Seipati Mojapelo* and her two housemates would have been unrecorded statistics had the Thohoyandou Victim Empowerment Trust, situated in Limpopo, not helped them get their rape cases registered at their local police station.
The three women were raped by robbers who stormed into their house one night.
Neighbours were woken by their screams and called the police, who arrived, took their statements and left. Weeks went by with no word about progress on the case.
Frustrated by the silence, Mojapelo and her housemates turned to the Thohoyandou trust for help.
Tshilidzi Masikhwa, the trust’s operations manager, said the organisation, together with the three women, finally managed to register the rape cases with the police, but the rapists were never found.
Mojapelo and her housemates were assaulted towards the end of 2015, but their experience regarding the lack of police follow-up is not uncommon.
Stories like theirs are the reason gender rights activists remain sceptical about the rape and sexual offences statistics released on Friday.
These figures show a 6.5% reduction, or 2 092 fewer cases, of rape so far in 2016/17.
Northern Cape shows the biggest decrease at 14.8%, followed by Limpopo with a 12.9% decline.
While a reduction in crime statistics is usually celebrated, Fiona Nicholson, the trust’s programme director, is angered by the latest statistics.
“These figures are nothing but cr*p,” she said.
“I do not believe there has been a drop in the incidence of rape.
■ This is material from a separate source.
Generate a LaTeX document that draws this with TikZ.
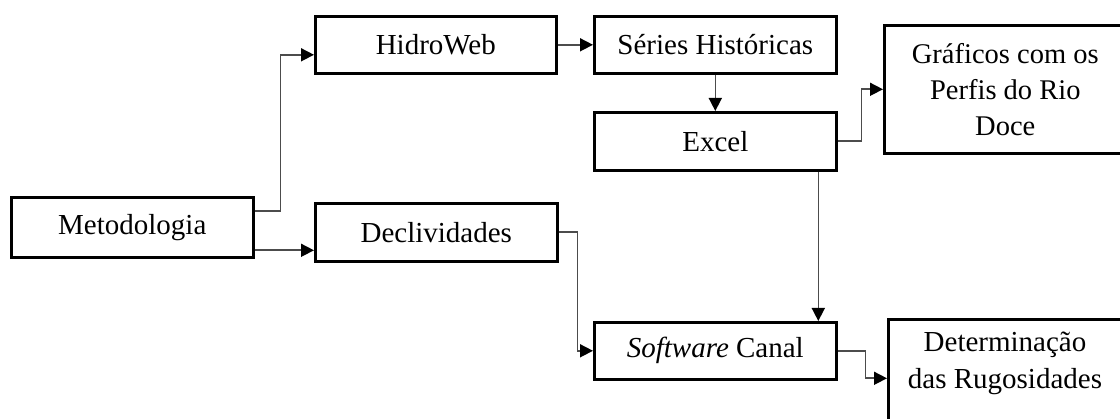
\documentclass[tikz,border=0pt]{standalone}
\usepackage{fontspec}
\setmainfont{Liberation Serif}
\usetikzlibrary{arrows.meta}
\begin{document}
\begin{tikzpicture}[x=1pt,y=-1pt,
  box/.style={draw,line width=2.6pt,inner sep=0pt,anchor=north west,align=center,
    font=\fontsize{29}{36.5}\selectfont},
  lbl/.style={inner sep=0pt,align=center,font=\fontsize{29}{36.5}\selectfont},
  conn/.style={draw=black!70,line width=1.6pt,-{Triangle[length=13pt,width=13pt,fill=black,color=black]}}]
\useasboundingbox (0,0) rectangle (1120,419);
\node[box,minimum width=242pt,minimum height=60pt] (met) at (10,196) {Metodologia};
\node[box,minimum width=241pt,minimum height=57pt] (hid) at (314,15) {HidroWeb};
\node[box,minimum width=242pt,minimum height=57pt] (ser) at (593,15) {Séries Históricas};
\node[box,minimum width=242pt,minimum height=58pt] (exc) at (593,111) {Excel};
\node[box,minimum width=242pt,minimum height=128pt,font=\fontsize{28.5}{36}\selectfont] (gra) at (883,24) {Gráficos com os\\Perfis do Rio\\Doce};
\node[box,minimum width=242pt,minimum height=58pt] (dec) at (314,202) {Declividades};
\node[box,minimum width=242pt,minimum height=57pt] (sof) at (593,321) {\textit{Software} Canal};
\node[box,minimum width=240pt,minimum height=118pt] (det) at (887,318) {};
\node[lbl] (dett) at (1005,363.5) {Determinação\\das Rugosidades};
% connectors
\coordinate (m1) at ([yshift=16pt]met.east);
\coordinate (h1) at ([yshift=-10pt]hid.west);
\draw[conn] (m1) -- ++(26,0) |- (h1);
\coordinate (m2) at ([yshift=-23pt]met.east);
\coordinate (d2) at (m2 -| dec.west);
\draw[conn] (m2) -- (d2);
\draw[conn] (hid.east) -- (ser.west);
\draw[conn] (ser.south) -- (exc.north);
\draw[conn] (exc.east) -- ++(24,0) |- (gra.west);
\coordinate (e1) at ([xshift=103pt]exc.south);
\coordinate (f1) at ([xshift=103pt]sof.north);
\draw[conn] (e1) -- (f1);
\draw[conn] (dec.east) -- ++(19,0) |- (sof.west);
\draw[conn] (sof.east) -- ++(28,0) |- (det.west);
\end{tikzpicture}
\end{document}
If anything, these latest statistics show us that rape victims no longer have faith in the police and therefore see no need to report the matter to the police.”
Nicholson said there were two possible explanations behind these statistics: one was underreporting and the other was what she termed “police hiding rape cases in an effort to be rewarded for having lower rape stats”.
Masikhwa agreed. “Why else would the police not register the rape cases opened by Mojapelo and her housemates?” he asked.
Gender activist Lisa Vetten also dismissed the latest rape statistics as a distorted reflection of what was happening in society.
“The police must make a distinction between a decrease in the reporting of rape and a decrease in the incidence of rape,” she said.
“I am deeply troubled by how the police see a drop in rape statistics as an achievement, because it is more of a blemish on them.
"We know that one in nine women report rape, so if reported cases are dropping, it means that more women are choosing to suffer in silence because they have lost faith in the legal system.”
In the 2015/16 Victims of Crime Survey, released last month, Stats SA found that South Africans had generally lost faith in the police’s ability to combat and solve crimes.
Findings showed that the level of satisfaction with police declined from 64.2% in 2011 to 58.8% in 2015/16.